Eventually, the dreariness of Kumiko’s world overwhelms her. Spurred on by the hiring of a younger secretary, Kumiko releases Bunzo on the subway before using the company credit card to book a flight to Minnesota. Upon arriving, it becomes clear just how under-prepared she is, as she speaks little English, lacks appropriate clothing, and predictably has the company credit card cancelled. As a result, her journey becomes more arduous and desperate, though she eventually befriends a local police officer who attempts to explain to her that Fargo is fictitious. The two experience amazing frustration attempting to convey the nuances of their respective worldviews. The officer can’t quite explain how Fargo’s title card is artistic license, and Kumiko fails to impart her sense of adventure and the importance of the treasure to her.

In an effort to better understand each other, the officer takes Kumiko to a Chinese restaurant, mistakenly thinking that they could help translating. Eventually, Kumiko grows angrier at the officer’s insistence that Fargo is not real, and she runs away from him, hopping into a cab. She likewise deserts the cabdriver when she thinks she is close to the treasure, and wanders across a frozen lake in search of that ice scraper marking the spot.

The importance of whether Kumiko discovers her quarry or not begins to fade at this point in the story as our empathy for her exposes our own worry that we aren’t living life to its fullest.
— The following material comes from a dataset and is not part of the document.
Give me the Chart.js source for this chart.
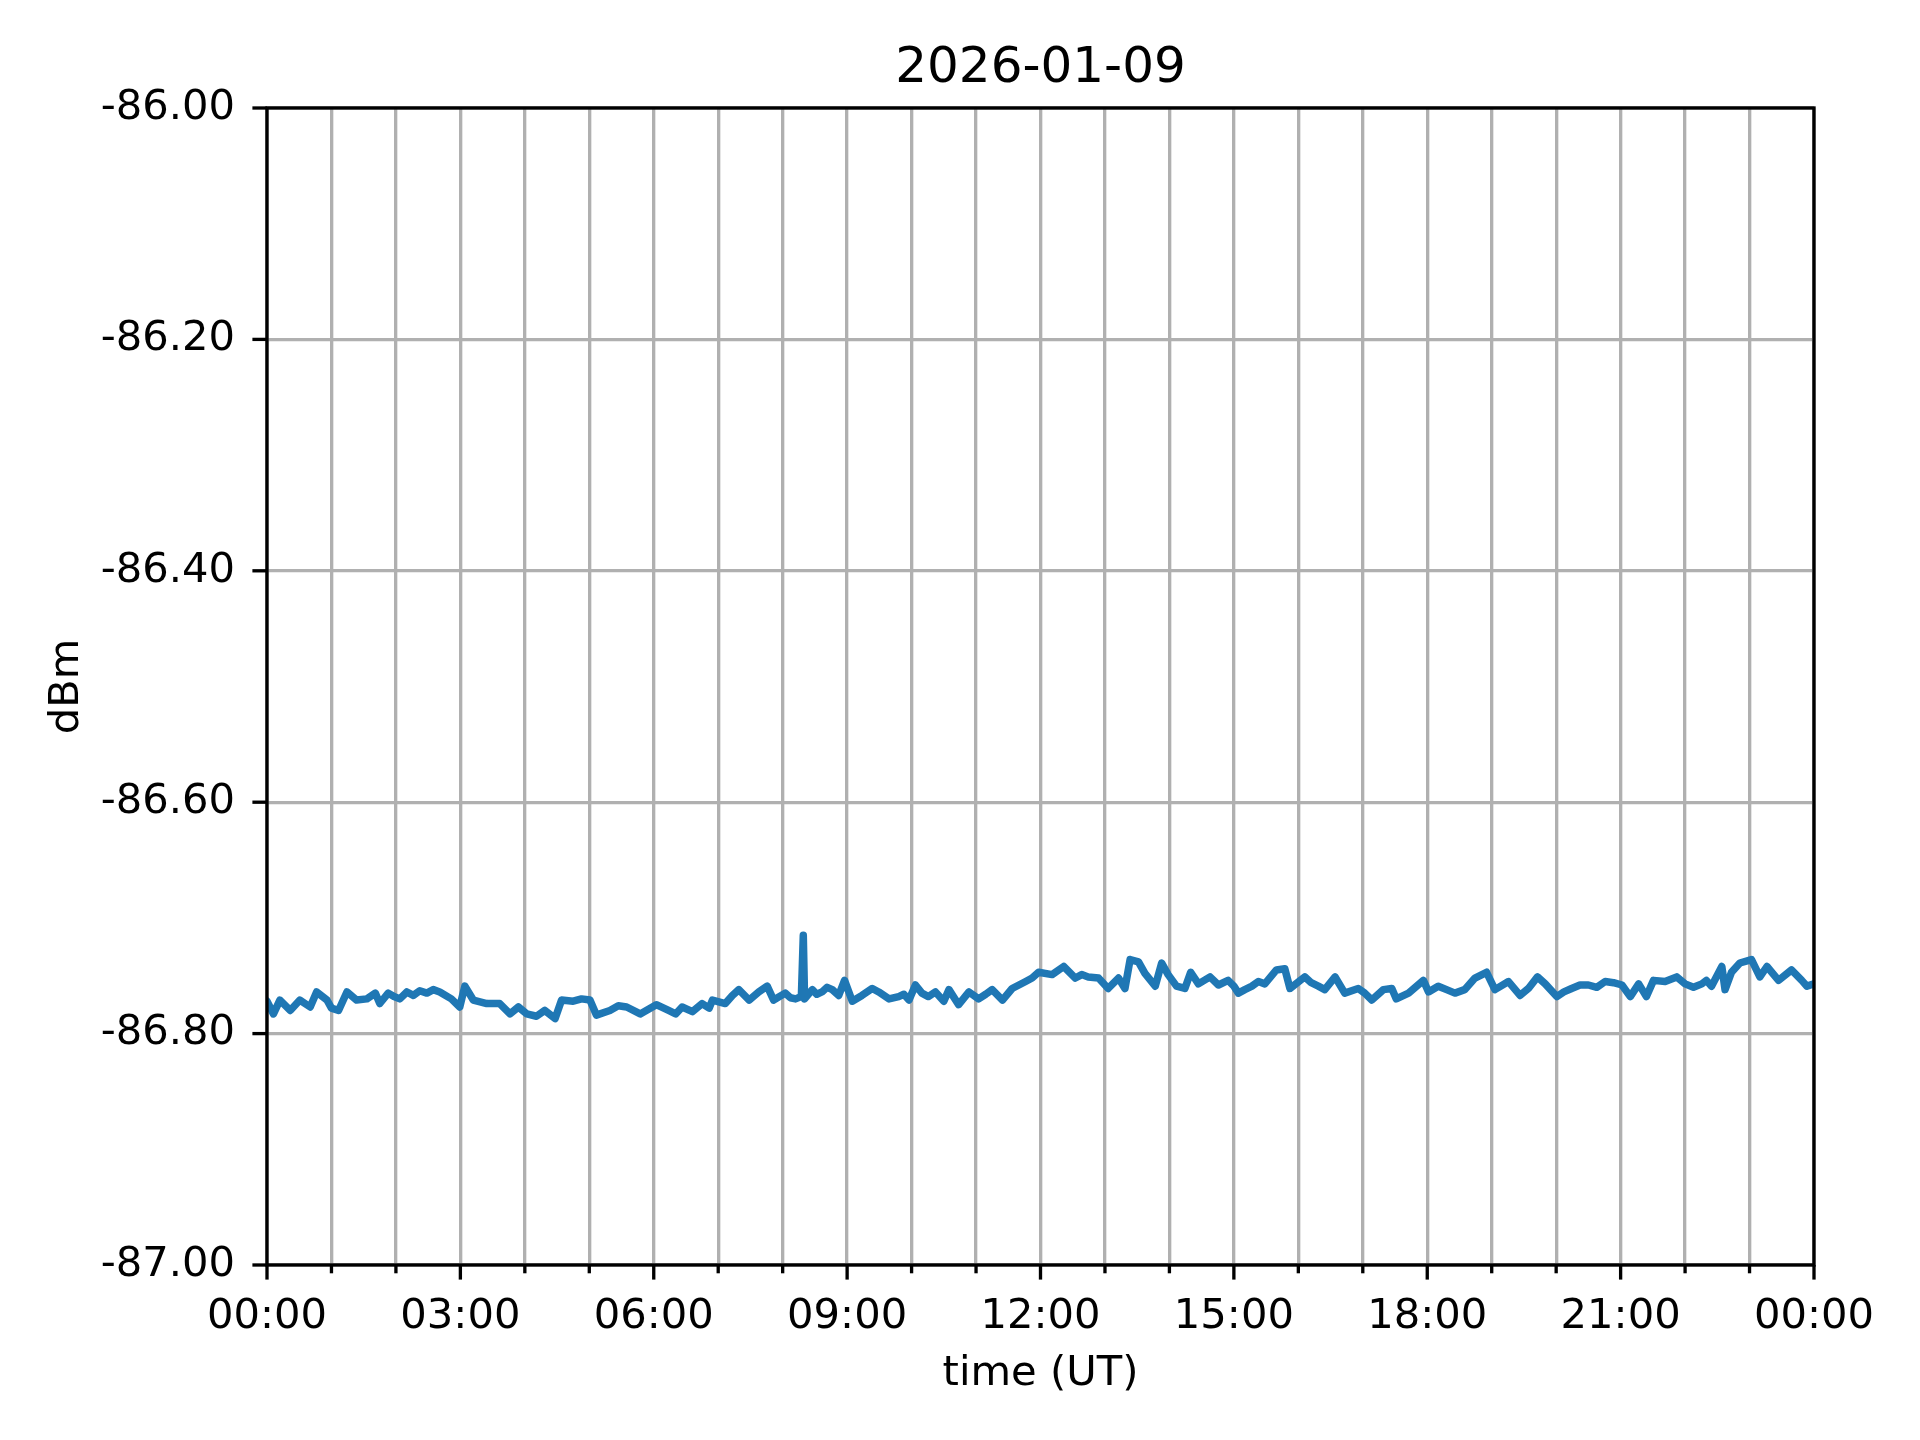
<!DOCTYPE html>
<html><head><meta charset="utf-8">
<script src="https://cdn.jsdelivr.net/npm/chart.js@4.4.1/dist/chart.umd.min.js"></script>
<style>html,body{margin:0;padding:0;background:#fff;} #wrap{width:1920px;height:1440px;}</style>
</head><body><div id="wrap"><canvas id="c" width="1920" height="1440"></canvas></div>
<script>
const chartTitle = '2026-01-09';
const xAxisLabel = 'time (UT)';
const yAxisLabel = 'dBm';
const xTickLabels = ['00:00','03:00','06:00','09:00','12:00','15:00','18:00','21:00','00:00'];
const yMin = -87, yMax = -86, yStep = 0.2;

// time in hours (UT)
const hours = [
 0.00,0.10,0.20,0.36,0.51,0.67,0.77,0.93,1.00,1.11,1.24,1.39,1.55,1.68,1.75,1.88,1.97,2.06,2.17,2.27,2.37,2.48,2.58,2.68,2.86,2.99,
 3.07,3.20,3.41,3.61,3.77,3.90,4.03,4.18,4.31,4.47,4.57,4.75,4.88,5.01,5.11,5.32,5.45,5.58,5.79,6.04,
 6.23,6.34,6.44,6.60,6.75,6.86,6.91,7.11,7.22,7.32,7.48,7.63,7.76,7.86,8.04,8.12,8.20,8.29,8.32,8.34,8.46,8.53,8.61,8.69,8.77,8.87,8.96,
 9.08,9.23,9.39,9.49,9.65,9.80,9.88,9.96,10.06,10.16,10.26,10.37,10.50,10.58,10.73,10.89,11.04,11.15,11.25,11.41,11.56,11.77,11.87,11.97,
 12.18,12.36,12.54,12.64,12.74,12.90,13.05,13.21,13.31,13.39,13.52,13.62,13.78,13.88,13.98,14.11,14.24,14.33,14.45,14.63,14.76,14.91,
 15.00,15.07,15.17,15.28,15.38,15.48,15.66,15.79,15.87,16.10,16.20,16.31,16.41,16.57,16.72,16.93,17.03,17.14,17.32,17.45,17.52,17.71,17.94,
 18.02,18.17,18.30,18.43,18.58,18.74,18.92,19.05,19.26,19.44,19.57,19.71,19.83,20.01,20.12,20.24,20.37,20.50,20.63,20.76,20.89,
 21.02,21.15,21.28,21.40,21.51,21.69,21.87,22.00,22.13,22.26,22.33,22.41,22.57,22.62,22.72,22.85,23.03,23.16,23.27,23.45,23.65,23.81,23.89,24.00
];
// received power (dBm)
const dbm = [
 -86.772,-86.783,-86.771,-86.780,-86.771,-86.777,-86.764,-86.771,-86.778,-86.780,-86.764,-86.771,-86.770,-86.765,-86.774,-86.765,-86.768,-86.770,-86.764,-86.767,-86.763,-86.765,-86.762,-86.764,-86.770,-86.777,
 -86.759,-86.771,-86.774,-86.774,-86.783,-86.777,-86.783,-86.785,-86.780,-86.787,-86.771,-86.772,-86.770,-86.771,-86.784,-86.780,-86.776,-86.777,-86.783,-86.775,
 -86.780,-86.783,-86.777,-86.781,-86.774,-86.778,-86.771,-86.774,-86.767,-86.762,-86.771,-86.764,-86.759,-86.771,-86.765,-86.769,-86.770,-86.768,-86.715,-86.770,-86.762,-86.766,-86.764,-86.760,-86.762,-86.767,-86.754,
 -86.772,-86.767,-86.761,-86.764,-86.770,-86.768,-86.766,-86.771,-86.758,-86.765,-86.768,-86.764,-86.772,-86.762,-86.775,-86.764,-86.770,-86.766,-86.762,-86.771,-86.761,-86.755,-86.752,-86.747,
 -86.749,-86.742,-86.752,-86.749,-86.751,-86.752,-86.761,-86.752,-86.761,-86.736,-86.738,-86.748,-86.759,-86.739,-86.749,-86.759,-86.761,-86.747,-86.757,-86.751,-86.758,-86.754,
 -86.759,-86.765,-86.762,-86.759,-86.755,-86.757,-86.745,-86.744,-86.761,-86.751,-86.756,-86.759,-86.762,-86.751,-86.765,-86.761,-86.765,-86.771,-86.762,-86.761,-86.770,-86.765,-86.754,
 -86.764,-86.759,-86.762,-86.765,-86.762,-86.752,-86.747,-86.762,-86.755,-86.767,-86.761,-86.751,-86.757,-86.768,-86.764,-86.761,-86.758,-86.758,-86.760,-86.755,-86.756,
 -86.758,-86.768,-86.757,-86.768,-86.754,-86.755,-86.751,-86.757,-86.760,-86.757,-86.754,-86.759,-86.742,-86.762,-86.747,-86.739,-86.736,-86.751,-86.742,-86.754,-86.745,-86.754,-86.759,-86.757
];

const points = hours.map((h, i) => ({x: h, y: dbm[i]}));
const FONT = 'DejaVu Sans';
const LW = 3.33;

const framePlugin = {
  id: 'frame',
  afterLayout(chart) {
    const tb = chart.titleBlock;
    if (tb) { tb.left = chart.chartArea.left; tb.right = chart.chartArea.right; tb.width = tb.right - tb.left; }
  },
  afterDatasetsDraw(chart) {
    const {ctx, chartArea: a, scales: {x, y}} = chart;
    ctx.save();
    ctx.strokeStyle = '#000';
    ctx.lineWidth = LW;
    ctx.lineCap = 'butt';
    x.ticks.forEach(t => {
      const px = x.getPixelForValue(t.value);
      const len = (Math.round(t.value) % 3 === 0) ? 14.6 : 8.3;
      ctx.beginPath(); ctx.moveTo(px, a.bottom); ctx.lineTo(px, a.bottom + len); ctx.stroke();
    });
    y.ticks.forEach(t => {
      const py = y.getPixelForValue(t.value);
      ctx.beginPath(); ctx.moveTo(a.left, py); ctx.lineTo(a.left - 14.6, py); ctx.stroke();
    });
    ctx.lineJoin = 'miter';
    ctx.strokeRect(a.left, a.top, a.right - a.left, a.bottom - a.top);
    ctx.restore();
  }
};

new Chart(document.getElementById('c'), {
  type: 'line',
  data: { datasets: [{
    data: points,
    borderColor: '#1f77b4',
    borderWidth: 7.5,
    pointRadius: 0,
    tension: 0,
    fill: false,
    borderJoinStyle: 'round',
    borderCapStyle: 'round'
  }]},
  options: {
    responsive: false,
    animation: false,
    devicePixelRatio: 1,
    layout: { padding: { left: 0, right: 106, top: 0, bottom: 0 } },
    plugins: {
      legend: { display: false },
      tooltip: { enabled: false },
      title: {
        display: true, text: chartTitle, color: '#000',
        font: { family: FONT, size: 50, weight: 'normal', lineHeight: 1.2 },
        padding: { top: 39, bottom: 9 }
      }
    },
    scales: {
      x: {
        type: 'linear', min: 0, max: 24,
        afterFit: s => { s.height = 175; },
        afterBuildTicks: s => { s.ticks = Array.from({length: 25}, (_, i) => ({value: i})); },
        grid: { color: '#b0b0b0', lineWidth: LW, drawTicks: false },
        border: { display: false },
        ticks: {
          autoSkip: false, maxRotation: 0, minRotation: 0, padding: 27, color: '#000',
          font: { family: FONT, size: 41.67, lineHeight: 1.2 },
          callback: v => (v % 3 === 0 ? xTickLabels[v / 3] : '')
        },
        title: { display: true, text: xAxisLabel, color: '#000',
          font: { family: FONT, size: 41.67, lineHeight: 1.2 }, padding: { top: 0, bottom: 41 } }
      },
      y: {
        type: 'linear', min: yMin, max: yMax,
        afterFit: s => { s.width = 267; },
        afterBuildTicks: s => { s.ticks = Array.from({length: 6}, (_, i) => ({value: yMin + i * yStep})); },
        grid: { color: '#b0b0b0', lineWidth: LW, drawTicks: false },
        border: { display: false },
        ticks: {
          padding: 32, color: '#000',
          font: { family: FONT, size: 41.67, lineHeight: 1.2 },
          callback: v => Number(v).toFixed(2)
        },
        title: { display: true, text: yAxisLabel, color: '#000',
          font: { family: FONT, size: 41.67, lineHeight: 1.2 }, padding: { top: 42, bottom: 0 } }
      }
    }
  },
  plugins: [framePlugin]
});
</script>
</body></html>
Though Kumiko may be naive and dysfunctional, her desire to shuffle the coil of mediocrity and pursue the beauty and joy in living is poignant and heart-warming. Rinko Kikuchi is able to imbue Kumiko with all of these subtle traits throughout her performance, and the result is a tragic yet wonderful character who reminds us that to reach for a dream and fail rewards more than a lifetime of providence.